Pour ceux qui le confondraient encore avec Philip, rappelons un peu que Joseph Roth,
avant de devenir le romancier de la défunte double-monarchie d’Autriche-Hongrie (La marche de Radetzsky, 1932) fut d’abord l’un des plus grands journalistes de son temps, aux côtés d’un Arthur Londres ou d’un Egon Erwin Kisch. L’un des plus redoutés, également, qui n’hésitait pas à titiller d’une plume acérée les plaies encore sensibles d’une société allemande mal remise de la guerre civile. Sa bête noire fut incontestablement le nationalisme Völkisch, identitaire, xénophobe et, surtout, antisémite, dont la vaste nébuleuse n’allait pas tarder à accoucher d’un certain Adolf Hitler. A ce titre, Roth fut l’un des témoins les plus lucides de la montée du nazisme et l’un de ses plus vigoureux dénonciateurs, jusqu’à l’exil, en janvier 1933. Ses dernières années, assombries par l’alcoolisme et le désespoir de voir l’Europe ainsi laisser libre cours à ses bas instincts, le verront verser dans un improbable mysticisme néo-monarchiste, jusqu’à sa mort, en 1939, juste avant qu’advienne le pire.

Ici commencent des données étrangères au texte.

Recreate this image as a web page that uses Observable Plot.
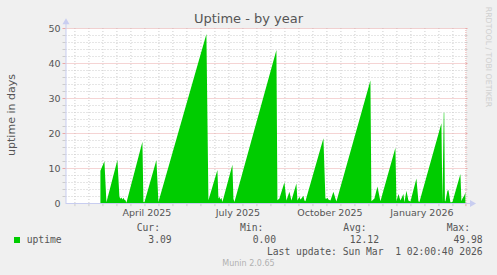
<!DOCTYPE html>
<html><head><meta charset="utf-8">
<script src="https://cdn.jsdelivr.net/npm/d3@7"></script>
<script src="https://cdn.jsdelivr.net/npm/@observablehq/plot@0.6"></script>
<style>
body{margin:0;background:#f0f0f0;}
#wrap{position:relative;width:497px;height:275px;background:#f0f0f0;overflow:hidden;font-family:"DejaVu Sans",sans-serif;}
#chart svg{position:absolute;left:0;top:0;background:transparent;}
.t{position:absolute;white-space:pre;line-height:1;}
.mono{font-family:"DejaVu Sans Mono",monospace;font-size:9.7px;color:#555;}
</style></head><body><div id="wrap"><div id="chart"></div></div>
<script>
// ---- data ----
const title = "Uptime - by year";
const yLabel = "uptime in days";
const seriesName = "uptime";
const dates = [
 "2025-03-01","2025-03-05","2025-03-07","2025-03-18","2025-03-20","2025-03-21","2025-03-22","2025-03-23",
 "2025-03-24","2025-03-25","2025-03-26","2025-03-27","2025-04-12","2025-04-13","2025-04-14","2025-04-26",
 "2025-04-28","2025-06-15","2025-06-17","2025-06-26","2025-06-27","2025-06-28","2025-06-29","2025-06-30",
 "2025-07-01","2025-07-11","2025-07-12","2025-07-13","2025-08-24","2025-08-25","2025-08-27","2025-09-01",
 "2025-09-03","2025-09-06","2025-09-08","2025-09-13","2025-09-14","2025-09-16","2025-09-17","2025-09-18",
 "2025-09-20","2025-09-21","2025-09-22","2025-10-10","2025-10-12","2025-10-13","2025-10-14","2025-10-15",
 "2025-10-17","2025-10-20","2025-10-22","2025-10-23","2025-11-26","2025-11-27","2025-11-30","2025-12-03",
 "2025-12-06","2025-12-21","2025-12-22","2025-12-24","2025-12-26","2025-12-29","2025-12-30","2026-01-01",
 "2026-01-03","2026-01-05","2026-01-11","2026-01-13","2026-01-14","2026-02-05","2026-02-06","2026-02-07T08:00",
 "2026-02-07T20:00","2026-02-08T12:00","2026-02-09","2026-02-11","2026-02-12","2026-02-14","2026-02-15","2026-02-16",
 "2026-02-24","2026-02-25","2026-02-26","2026-02-28","2026-03-01"
];
const uptime = [
 9.2,11.9,0.2,12.3,1.8,1.2,1.6,1.0,
 1.5,0.9,0.8,0.1,17.5,0.3,0.2,12.3,
 0.3,48.3,0.8,9.4,1.3,1.8,1.0,1.5,
 0.3,10.9,1.2,0.3,43.7,0.8,1.3,5.9,
 0.7,3.2,0.7,5.6,0.7,1.8,1.0,1.3,
 2.1,0.7,0.5,18.5,1.3,1.2,1.5,1.0,
 0.7,3.2,1.3,0.4,35.0,0.5,1.3,4.7,
 0.5,15.8,0.5,2.6,0.7,2.6,0.2,3.5,
 0.7,0.4,7.0,0.5,0.3,22.8,null,25.8,
 25.8,0.5,0.5,3.5,3.7,0.2,0.2,0.3,
 8.3,0.5,1.3,2.2,3.09
];
const xStart = "2025-01-25T02:00:40";
const xEnd = "2026-03-01T02:00:40";
const xTickDates = ["2025-04-16","2025-07-16","2025-10-16","2026-01-16"];
const xTickLabels = ["April 2025","July 2025","October 2025","January 2026"];
const yTicks = [0,10,20,30,40,50];
const legendLabels = ["Cur:","Min:","Avg:","Max:"];
const legendValues = ["3.09","0.00","12.12","49.98"];
const lastUpdate = "Last update: Sun Mar  1 02:00:40 2026";
const footer = "Munin 2.0.65";
const watermark = "RRDTOOL / TOBI OETIKER";

// ---- build ----
const t0 = new Date(xStart), t1 = new Date(xEnd);
const data = dates.map((d,i)=>({date:new Date(d), v:uptime[i]}));
const months = d3.utcMonths(t0, t1 + 1).concat([new Date("2026-03-01")]);
const biweeks = d3.range(0, 29).map(i => d3.utcDay.offset(new Date("2025-02-03"), 14*i)).filter(d => d <= t1);
const yMinor = d3.range(0, 51, 2).filter(v => v % 10 !== 0);
const yMajor = yTicks.filter(v => v > 0);
const green = "#00cc00", axisC = "#c8cdf0", majC = "#eaa8a8", minC = "#cccccc";
const tickX = d3.utcDay.offset(t0, -3);
const tickXr = d3.utcDay.offset(t1, 2);

const plot = Plot.plot({
  width: 497, height: 220,
  marginLeft: 65.5, marginRight: 31.5, marginTop: 28, marginBottom: 17,
  x: {type: "utc", domain: [t0, t1], axis: null},
  y: {domain: [0, 50], axis: null},
  style: {background: "transparent", overflow: "visible"},
  marks: [
    Plot.frame({fill: "white", stroke: null}),
    Plot.ruleY(yMinor, {stroke: minC, strokeDasharray: "1,2"}),
    Plot.ruleX(biweeks, {stroke: minC, strokeDasharray: "1,2"}),
    Plot.ruleY(yMajor, {stroke: majC, strokeDasharray: "1,1"}),
    Plot.ruleX(months, {stroke: majC, strokeDasharray: "1,1"}),
    Plot.areaY(data, {x: "date", y: "v", fill: green, curve: "linear"}),
    // ticks
    Plot.ruleY(yMinor, {x1: tickX, x2: t0, stroke: minC}),
    Plot.ruleY(yMajor, {x1: tickX, x2: t0, stroke: majC}),
    Plot.ruleY(yMinor, {x1: t1, x2: tickXr, stroke: minC}),
    Plot.ruleY(yMajor, {x1: t1, x2: tickXr, stroke: majC}),
    Plot.ruleX(biweeks, {y1: 0, y2: -0.9, stroke: minC}),
    Plot.ruleX(months, {y1: 0, y2: -0.9, stroke: majC}),
    // axes lines + arrows
    Plot.ruleY([0], {x1: t0, x2: d3.utcDay.offset(t1, 6), stroke: axisC}),
    Plot.ruleX([t0], {y1: 0, y2: 51.5, stroke: axisC}),
    Plot.dot([0], {x: t0, y: 51.8, symbol: "triangle", r: 2.6, fill: axisC, stroke: null}),
    Plot.dot([0], {x: d3.utcDay.offset(t1, 6), y: 0, symbol: "triangle", r: 2.6, fill: axisC, stroke: null, rotate: 90}),
    // labels
    Plot.text(yTicks, {x: t0, y: d => d, text: d => String(d), textAnchor: "end", dx: -5.5, fontSize: 9.5, fill: "#555", fontFamily: "DejaVu Sans"}),
    Plot.text(xTickDates, {x: d => new Date(d), text: (d,i) => xTickLabels[i], frameAnchor: "bottom", dy: 9, lineAnchor: "middle", fontSize: 9.5, fill: "#555", fontFamily: "DejaVu Sans"})
  ]
});
document.getElementById("chart").appendChild(plot);

const wrap = document.getElementById("wrap");
function add(text, style, cls) {
  const s = document.createElement("div");
  s.className = "t" + (cls ? " " + cls : "");
  s.textContent = text;
  Object.assign(s.style, style);
  wrap.appendChild(s);
  return s;
}
add(title, {left: "0px", width: "497px", textAlign: "center", top: "11.5px", fontSize: "13px", color: "#555"});
add(yLabel, {left: "11px", top: "115px", fontSize: "11px", color: "#555", transform: "translate(-50%,-50%) rotate(-90deg)"});
add(watermark, {left: "488px", top: "57px", fontSize: "7.8px", color: "#cfcfcf", transform: "translate(-50%,-50%) rotate(90deg)"});
// legend
add("", {left: "14px", top: "237px", width: "6px", height: "6px", background: green});
add(seriesName, {left: "26.7px", top: "235px"}, "mono");
const labelLeft = [136.7, 240, 343.3, 446.7];
const valueRight = [171.7, 276, 379, 482.7];
legendLabels.forEach((l,i) => add(l, {left: labelLeft[i] + "px", top: "222.5px"}, "mono"));
legendValues.forEach((v,i) => add(v, {right: (497 - valueRight[i]) + "px", top: "235px"}, "mono"));
add(lastUpdate, {right: (497 - 482.7) + "px", top: "246.7px"}, "mono");
add(footer, {left: "0px", width: "497px", textAlign: "center", top: "260px", fontSize: "8px", color: "#b0b0b0"});
</script></body></html>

Mais, pour l’heure, Joseph Roth est encore journaliste, et devient rapidement l’une des vedettes du Frankfurter Zeitung, dont il est titulaire du « feuilleton », cette rubrique phare des journaux allemands, qui tient tout autant de la chronique que de l’éditorial et où c’est avant tout le style qui fait la différence. Et du style, J. Roth en a, à revendre. Ironique, acerbe parfois, toujours lucide, il observe avant tout cette société d’après-guerre, qui voit l’un des plus grands dirigeants, Walther Rathenau, assassiné par l’extrême droite ; qui ne sait plus quoi faire de ses mutilés de guerre et de ses chômeurs ; qui s’insurge, en Rhénanie, d’être occupée par des Noirs ! Si Roth eut un rival dans la période, ce fut assurément un George Grosz, ou bien un Otto Dix, témoins impitoyables de la décomposition sociale qui devait aboutir au IIIe Reich. La fin de sa carrière journalistique est marquée par un voyage en URSS, étape obligée de presque tous les écrivains progressistes des années 20 et 30. Comme quelques autres – pas si nombreux – Roth revint déçu : la Révolution s’enlisait, la NEP avait vu la renaissance d’une nouvelle classe de bourgeois, peut-être encore pire que l’ancienne. Nulle déférence envers un régime déjà pré-stalinien ne lui fait mâcher ses mots. Ou, s’il le fait, c’est pour mieux les recracher, avec une précision qui fait mouche à chaque coup et de préférence dans l’œil des imbéciles satisfaits.
On l’aura compris, cette anthologie est assez passionnante et l’on n’en dira pas plus, sinon pour signaler, à l’usage des plus anciens d’entre nous, qu’on en doit la traduction, la présentation et les notes – d’une précision maniaque – à un certain Hugues Van Besien.